In the largest gallery, Matrix III is a vast cloud of hand-welded mild steel mesh, the type commonly used to reinforce concrete walls. Suspended (just above head height) are 21 intersecting room-sized cages with a void at the core which Gormley calls “the space of dreaming.” He says the optical maze is “the ghost of the environment we’ve all chosen to accept as our primary habitat.” Pictured here by photographer Charles Duprat is the earlier Matrix II in a 2014. installation view at Galerie Thaddaeus Ropac, Pantin, France, copyright the artist.

The gallery has to warn: “If you are sensitive to enclosed spaces, one of the works may not be suitable for you to enter. Please ask a member of staff for the best route around. Some of the works contain water, sharp edges and materials that can transfer onto clothing.”

RA poster features Clearing VII.

Interspersed with the blockbusters are some of the rarely seen and often sparse early works from the 1970s and 1980s, which led to Gormley using his own body as a model for new creations.

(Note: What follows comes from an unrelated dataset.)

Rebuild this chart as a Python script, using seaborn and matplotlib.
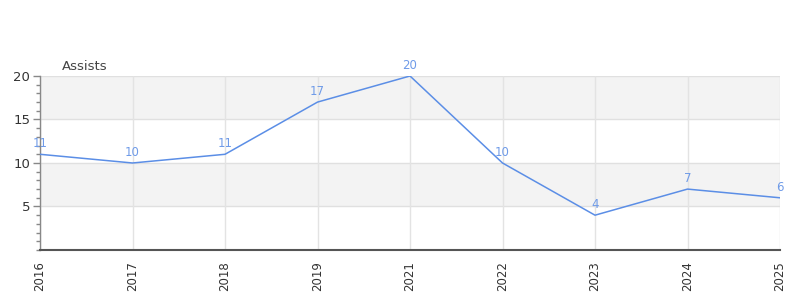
import matplotlib
matplotlib.use("Agg")
import matplotlib.pyplot as plt
import seaborn as sns
import pandas as pd
import numpy as np
from matplotlib.ticker import MultipleLocator

years = ["2016", "2017", "2018", "2019", "2021", "2022", "2023", "2024", "2025"]
assists = [11, 10, 11, 17, 20, 10, 4, 7, 6]
title = "Assists"

sns.set_theme(style="white")
plt.rcParams['font.family'] = ['DejaVu Sans']

df = pd.DataFrame({"pos": np.arange(len(years)), "year": years, "value": assists})

fig = plt.figure(figsize=(8, 3), dpi=100)
ax = fig.add_axes([0.05, 0.1667, 0.925, 0.58])

line_color = "#5b8ee6"
sns.lineplot(data=df, x="pos", y="value", ax=ax, color=line_color, linewidth=1.1, zorder=3)

ax.set_xlim(0, len(years) - 1)
ax.set_ylim(0, 20)

# alternating bands
for lo, hi in [(5, 10), (15, 20)]:
    ax.axhspan(lo, hi, color="#f3f3f3", zorder=0, lw=0)
for y in [5, 10, 15, 20]:
    ax.axhline(y, color="#e0e0e0", lw=1, zorder=1)
for x in df["pos"]:
    ax.axvline(x, color="#e3e3e3", lw=1, zorder=1)

for x, v in zip(df["pos"], df["value"]):
    ax.annotate(str(v), (x, v), xytext=(0, 3), textcoords="offset points",
                ha="center", va="bottom", fontsize=8.5, color="#6f9be8", zorder=4,
                annotation_clip=False)

ax.set_xticks(df["pos"])
ax.set_xticklabels(years, rotation=90, fontsize=8.5, color="#333333")
ax.set_yticks([5, 10, 15, 20])
ax.yaxis.set_minor_locator(MultipleLocator(1))
ax.tick_params(axis="y", which="major", length=5, width=1, color="#888888", labelsize=9.5,
               labelcolor="#333333", direction="out", left=True, pad=2)
ax.tick_params(axis="y", which="minor", length=3, width=1, color="#888888", left=True, direction="out")
ax.tick_params(axis="x", length=0, pad=8)

ax.set_xlabel("")
ax.set_ylabel("")
for s in ["top", "right"]:
    ax.spines[s].set_visible(False)
ax.spines["left"].set_color("#888888")
ax.spines["left"].set_linewidth(1)
ax.spines["bottom"].set_color("#555555")
ax.spines["bottom"].set_linewidth(1.5)
ax.axhline(0.05, color="#cc0000", lw=1, zorder=2)

fig.text(62 / 800, 1 - 66 / 300, title, fontsize=9.5, color="#444444", ha="left", va="center")

fig.savefig("out.png", dpi=100, facecolor="white")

In vitrines are many of his pocket artist’s books and drawings. Some of the workbooks contain sketches for completed works, others hint at ideas which have yet to take form – it could be another 10 or 15 years before we shall have an opportunity to see these works, said Martin Caiger-Smith, who was assisted fin curating the exhibition by Royal Academy curator Sarah Lea.

One of the artist’s workbooks.

Simultaneously, Gormley has an exhibition (until October 31, 2019) named Sight on the sacred island of Delos, part of the Cyclades archipelago. The publicity says that he is probably the first artist to exhibit new work in the location since the island – which myth had it was the birthplace of Apollo and Artemis – was inhabited by humans long ago.

Gormley repopulates the island — both at its periphery and its archaeological sites – with his ‘bodyforms’, 29 cast iron sculptures made during the last 20 years, including five new works.

He says that in this way he is transforming the traditional statues and totems that once adorned ancient public squares, temples, and private dwellings into sites of empathy and imaginative projection. Exposed to the elements and interacting with the island’s topography, his sculptures “appear and disappear.”

Delos is a boat journey away from Mykonos, Paros or Naxos. Staged in collaboration with the Ephorate of Antiquities of Cyclades on Delos and its museum, the exhibition is curated by Iwona Blazwick, director of London’s Whitechapel Gallery, and Elina Kountouri, director of NEON. Founded in 2013 by collector and entrepreneur Dimitris Daskalopoulos, NEON is a non-profit organisation committed to broadening the appreciation, understanding, and creation of contemporary art in Greece.

Grand designs

Antony Gormley exhibition at the Royal Academy, for which lead supporter is BNP Paribas and further support comes from the White Cube galleries and Blavatnik Family Foundation, runs until December 3, 2019.